3. Start rock climbing.

I believe that things come in threes and my friend was recently the third person to suggest rock climbing to me. I’ve been a few times and always enjoyed it but it was never something I got “into.” However, I’m looking for more interactive forms of exercise and it may not stick, but it’s something I want to do when I move to Colorado so I might as well start now and see if it’s something I truly enjoy. There is an indoor bouldering gym nearby that I’d like to try out and the memberships are the same price as a gym pass and, I imagine, twice the fun.

I want to try it out before I commit to a monthly pass so that’s another goal of mine. Go climbing. See how I like it. See if it’s something I can see myself sticking to. There seems to be a community among rock climbers that I’d like to be a part of, so we’ll see how I like it. I’ll let you know when I end up going.

4. Learn to code.

This is a difficult one because it is such an open goal. There is so much to learn in the world of coding, from HTML 5/CSS to Java, from Python to C++. It’s not something that I can just “learn,” but it’s something that I can take a bite out of and attempt to work on it a piece at a time. I can pick one language and begin to learn it until I understand it and then move onto the next. I was originally taking a computer science course that is due December 31st, but I ended up too far behind due to outside circumstances so I will attempt it again come the new year when it’s reuploaded.

From what I’ve read, you don’t just go in to “learn to code.” You go in to create a project. That’s where the real desire to learn comes from, from a passion project that you want to put into life. I’ve got some ideas but they’re not nearly fleshed out, so I have some things to consider as I go about selecting my first language and taking those initial steps to get started.

5. Continue my transition.

This is another open-ended goal as there are myriad things I’d like to accomplish within this umbrella. I’d like to start my medical transition, to begin hormone replacement therapy, but before that I have to get enrolled with insurance.

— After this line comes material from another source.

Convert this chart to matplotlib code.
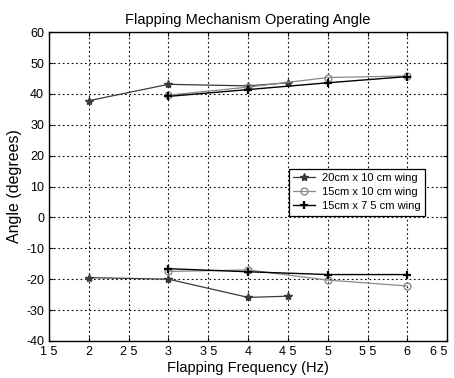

My three months at this job is tomorrow so I’ll be eligible but I’d like to talk with the insurance agent before I sign up to assure that gender identity disorder is covered within the plan my employer has selected. I don’t want to sign up for something I won’t be able to use. There’s a small sub-goal: talk to the insurance agent.

I’d also like to get started on my legal name and gender marker change. From what I’ve learned it’s a more expensive process than I originally imagined, but I’m saving up money right now (currently $250 a month) and I’ll be able to apply some of that to the process. I’ve got the forms printed and I need to fill them out, and I’ll go from there and document the experience here.

The two main aspects of my life I want to document in this blog are my transition and my journey in sobriety, in the hopes that some other transgender alcoholic will be able to benefit from where I saw a lack of information. While I’m not going to be any sort of concrete evidence of how to do things, I hope that my experience will help someone else. I’m still very new to all of this so it’s all going to be from the beginning which, I believe, will be interesting to follow. But of course I believe myself to be interesting. I could merely be rambling to an empty cyberspace, but I’ll look back on this project in a year or two and see evidence of the changes I’m working so hard to make.

I believe that having goals will make it easier to remain present while I slowly get things ready to move. While it’s still around a year away, I’m starting to see it becoming a reality. I’ve established both these short-term goals and some long-term goals that perhaps I’ll write about another time and I intend to see them through. I have things I want to accomplish with my life and I don’t want it to become an endless cycle of sleep, work, eat, rinse, repeat. I was made for more than this and I want to see the things I can accomplish. I won’t be able to see those things, though, if I don’t take the first step.